> _SOURCE EXCERPT_
— start —
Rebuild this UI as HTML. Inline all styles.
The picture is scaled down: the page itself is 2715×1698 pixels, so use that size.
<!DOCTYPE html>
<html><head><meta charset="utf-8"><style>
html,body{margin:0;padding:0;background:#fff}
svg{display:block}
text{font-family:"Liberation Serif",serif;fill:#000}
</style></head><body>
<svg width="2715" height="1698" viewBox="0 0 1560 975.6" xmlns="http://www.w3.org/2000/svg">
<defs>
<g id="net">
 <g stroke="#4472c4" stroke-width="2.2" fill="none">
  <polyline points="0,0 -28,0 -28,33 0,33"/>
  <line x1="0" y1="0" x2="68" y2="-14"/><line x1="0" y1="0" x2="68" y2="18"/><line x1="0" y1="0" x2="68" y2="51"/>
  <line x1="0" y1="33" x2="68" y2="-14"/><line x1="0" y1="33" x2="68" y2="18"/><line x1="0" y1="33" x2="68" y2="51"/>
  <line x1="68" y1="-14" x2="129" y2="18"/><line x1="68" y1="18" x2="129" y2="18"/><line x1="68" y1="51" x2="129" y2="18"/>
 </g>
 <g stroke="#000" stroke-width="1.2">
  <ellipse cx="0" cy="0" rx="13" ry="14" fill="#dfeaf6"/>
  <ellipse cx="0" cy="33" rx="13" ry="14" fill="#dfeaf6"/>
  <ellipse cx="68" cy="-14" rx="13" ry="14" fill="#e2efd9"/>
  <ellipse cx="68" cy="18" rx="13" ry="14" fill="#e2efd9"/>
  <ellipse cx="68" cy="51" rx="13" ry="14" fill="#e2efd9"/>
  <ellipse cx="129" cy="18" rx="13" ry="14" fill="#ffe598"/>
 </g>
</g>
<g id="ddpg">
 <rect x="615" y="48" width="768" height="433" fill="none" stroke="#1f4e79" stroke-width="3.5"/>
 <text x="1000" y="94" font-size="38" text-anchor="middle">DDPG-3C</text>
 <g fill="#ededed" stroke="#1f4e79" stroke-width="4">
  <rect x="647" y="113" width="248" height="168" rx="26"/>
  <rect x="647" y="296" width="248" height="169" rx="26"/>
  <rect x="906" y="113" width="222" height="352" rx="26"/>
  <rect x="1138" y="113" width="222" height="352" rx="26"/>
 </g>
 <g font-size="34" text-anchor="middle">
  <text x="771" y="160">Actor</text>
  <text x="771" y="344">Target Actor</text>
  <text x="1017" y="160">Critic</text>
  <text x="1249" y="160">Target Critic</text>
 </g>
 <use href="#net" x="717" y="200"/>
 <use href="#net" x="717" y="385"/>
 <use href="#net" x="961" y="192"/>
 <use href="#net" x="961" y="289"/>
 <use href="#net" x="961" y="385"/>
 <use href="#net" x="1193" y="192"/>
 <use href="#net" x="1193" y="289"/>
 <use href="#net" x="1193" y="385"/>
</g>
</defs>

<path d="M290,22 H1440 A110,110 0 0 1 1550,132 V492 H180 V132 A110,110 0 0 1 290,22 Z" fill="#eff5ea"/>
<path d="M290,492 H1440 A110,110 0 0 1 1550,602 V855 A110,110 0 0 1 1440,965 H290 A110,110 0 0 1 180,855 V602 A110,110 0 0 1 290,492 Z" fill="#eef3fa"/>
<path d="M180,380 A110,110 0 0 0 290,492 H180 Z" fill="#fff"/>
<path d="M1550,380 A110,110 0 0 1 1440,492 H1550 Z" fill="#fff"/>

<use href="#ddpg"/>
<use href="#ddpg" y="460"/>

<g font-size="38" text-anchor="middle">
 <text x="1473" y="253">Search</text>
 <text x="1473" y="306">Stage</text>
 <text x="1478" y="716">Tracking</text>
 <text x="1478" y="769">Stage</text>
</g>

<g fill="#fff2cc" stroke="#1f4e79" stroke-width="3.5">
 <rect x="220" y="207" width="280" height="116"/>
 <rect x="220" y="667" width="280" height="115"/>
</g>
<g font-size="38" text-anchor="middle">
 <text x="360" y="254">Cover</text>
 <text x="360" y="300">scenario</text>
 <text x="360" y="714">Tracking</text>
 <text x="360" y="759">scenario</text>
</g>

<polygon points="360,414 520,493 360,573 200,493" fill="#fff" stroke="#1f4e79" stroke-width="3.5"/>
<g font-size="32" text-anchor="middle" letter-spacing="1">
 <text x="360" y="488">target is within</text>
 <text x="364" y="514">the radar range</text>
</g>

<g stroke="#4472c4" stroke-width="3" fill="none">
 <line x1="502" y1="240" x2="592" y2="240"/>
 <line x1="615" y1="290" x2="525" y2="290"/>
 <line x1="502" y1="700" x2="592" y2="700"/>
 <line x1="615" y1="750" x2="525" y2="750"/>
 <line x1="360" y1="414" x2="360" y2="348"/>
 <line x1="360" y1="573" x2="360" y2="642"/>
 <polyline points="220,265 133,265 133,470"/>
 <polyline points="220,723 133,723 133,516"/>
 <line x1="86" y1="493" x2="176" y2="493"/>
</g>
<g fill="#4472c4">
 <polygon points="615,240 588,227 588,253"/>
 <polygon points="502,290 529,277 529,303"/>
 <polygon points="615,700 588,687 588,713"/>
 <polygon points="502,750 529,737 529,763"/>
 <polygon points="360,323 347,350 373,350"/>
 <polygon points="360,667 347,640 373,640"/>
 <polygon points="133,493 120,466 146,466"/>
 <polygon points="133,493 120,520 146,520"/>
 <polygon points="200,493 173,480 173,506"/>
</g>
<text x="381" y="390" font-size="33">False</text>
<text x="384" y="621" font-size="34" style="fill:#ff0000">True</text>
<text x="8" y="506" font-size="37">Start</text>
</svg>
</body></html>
— end —
> _TASK TO CARRY OUT_
Reproduce the listing above word for word.

> _EXERCISE SOLUTION_
Rebuild this UI as HTML. Inline all styles.
The picture is scaled down: the page itself is 2715×1698 pixels, so use that size.
<!DOCTYPE html>
<html><head><meta charset="utf-8"><style>
html,body{margin:0;padding:0;background:#fff}
svg{display:block}
text{font-family:"Liberation Serif",serif;fill:#000}
</style></head><body>
<svg width="2715" height="1698" viewBox="0 0 1560 975.6" xmlns="http://www.w3.org/2000/svg">
<defs>
<g id="net">
 <g stroke="#4472c4" stroke-width="2.2" fill="none">
  <polyline points="0,0 -28,0 -28,33 0,33"/>
  <line x1="0" y1="0" x2="68" y2="-14"/><line x1="0" y1="0" x2="68" y2="18"/><line x1="0" y1="0" x2="68" y2="51"/>
  <line x1="0" y1="33" x2="68" y2="-14"/><line x1="0" y1="33" x2="68" y2="18"/><line x1="0" y1="33" x2="68" y2="51"/>
  <line x1="68" y1="-14" x2="129" y2="18"/><line x1="68" y1="18" x2="129" y2="18"/><line x1="68" y1="51" x2="129" y2="18"/>
 </g>
 <g stroke="#000" stroke-width="1.2">
  <ellipse cx="0" cy="0" rx="13" ry="14" fill="#dfeaf6"/>
  <ellipse cx="0" cy="33" rx="13" ry="14" fill="#dfeaf6"/>
  <ellipse cx="68" cy="-14" rx="13" ry="14" fill="#e2efd9"/>
  <ellipse cx="68" cy="18" rx="13" ry="14" fill="#e2efd9"/>
  <ellipse cx="68" cy="51" rx="13" ry="14" fill="#e2efd9"/>
  <ellipse cx="129" cy="18" rx="13" ry="14" fill="#ffe598"/>
 </g>
</g>
<g id="ddpg">
 <rect x="615" y="48" width="768" height="433" fill="none" stroke="#1f4e79" stroke-width="3.5"/>
 <text x="1000" y="94" font-size="38" text-anchor="middle">DDPG-3C</text>
 <g fill="#ededed" stroke="#1f4e79" stroke-width="4">
  <rect x="647" y="113" width="248" height="168" rx="26"/>
  <rect x="647" y="296" width="248" height="169" rx="26"/>
  <rect x="906" y="113" width="222" height="352" rx="26"/>
  <rect x="1138" y="113" width="222" height="352" rx="26"/>
 </g>
 <g font-size="34" text-anchor="middle">
  <text x="771" y="160">Actor</text>
  <text x="771" y="344">Target Actor</text>
  <text x="1017" y="160">Critic</text>
  <text x="1249" y="160">Target Critic</text>
 </g>
 <use href="#net" x="717" y="200"/>
 <use href="#net" x="717" y="385"/>
 <use href="#net" x="961" y="192"/>
 <use href="#net" x="961" y="289"/>
 <use href="#net" x="961" y="385"/>
 <use href="#net" x="1193" y="192"/>
 <use href="#net" x="1193" y="289"/>
 <use href="#net" x="1193" y="385"/>
</g>
</defs>

<path d="M290,22 H1440 A110,110 0 0 1 1550,132 V492 H180 V132 A110,110 0 0 1 290,22 Z" fill="#eff5ea"/>
<path d="M290,492 H1440 A110,110 0 0 1 1550,602 V855 A110,110 0 0 1 1440,965 H290 A110,110 0 0 1 180,855 V602 A110,110 0 0 1 290,492 Z" fill="#eef3fa"/>
<path d="M180,380 A110,110 0 0 0 290,492 H180 Z" fill="#fff"/>
<path d="M1550,380 A110,110 0 0 1 1440,492 H1550 Z" fill="#fff"/>

<use href="#ddpg"/>
<use href="#ddpg" y="460"/>

<g font-size="38" text-anchor="middle">
 <text x="1473" y="253">Search</text>
 <text x="1473" y="306">Stage</text>
 <text x="1478" y="716">Tracking</text>
 <text x="1478" y="769">Stage</text>
</g>

<g fill="#fff2cc" stroke="#1f4e79" stroke-width="3.5">
 <rect x="220" y="207" width="280" height="116"/>
 <rect x="220" y="667" width="280" height="115"/>
</g>
<g font-size="38" text-anchor="middle">
 <text x="360" y="254">Cover</text>
 <text x="360" y="300">scenario</text>
 <text x="360" y="714">Tracking</text>
 <text x="360" y="759">scenario</text>
</g>

<polygon points="360,414 520,493 360,573 200,493" fill="#fff" stroke="#1f4e79" stroke-width="3.5"/>
<g font-size="32" text-anchor="middle" letter-spacing="1">
 <text x="360" y="488">target is within</text>
 <text x="364" y="514">the radar range</text>
</g>

<g stroke="#4472c4" stroke-width="3" fill="none">
 <line x1="502" y1="240" x2="592" y2="240"/>
 <line x1="615" y1="290" x2="525" y2="290"/>
 <line x1="502" y1="700" x2="592" y2="700"/>
 <line x1="615" y1="750" x2="525" y2="750"/>
 <line x1="360" y1="414" x2="360" y2="348"/>
 <line x1="360" y1="573" x2="360" y2="642"/>
 <polyline points="220,265 133,265 133,470"/>
 <polyline points="220,723 133,723 133,516"/>
 <line x1="86" y1="493" x2="176" y2="493"/>
</g>
<g fill="#4472c4">
 <polygon points="615,240 588,227 588,253"/>
 <polygon points="502,290 529,277 529,303"/>
 <polygon points="615,700 588,687 588,713"/>
 <polygon points="502,750 529,737 529,763"/>
 <polygon points="360,323 347,350 373,350"/>
 <polygon points="360,667 347,640 373,640"/>
 <polygon points="133,493 120,466 146,466"/>
 <polygon points="133,493 120,520 146,520"/>
 <polygon points="200,493 173,480 173,506"/>
</g>
<text x="381" y="390" font-size="33">False</text>
<text x="384" y="621" font-size="34" style="fill:#ff0000">True</text>
<text x="8" y="506" font-size="37">Start</text>
</svg>
</body></html>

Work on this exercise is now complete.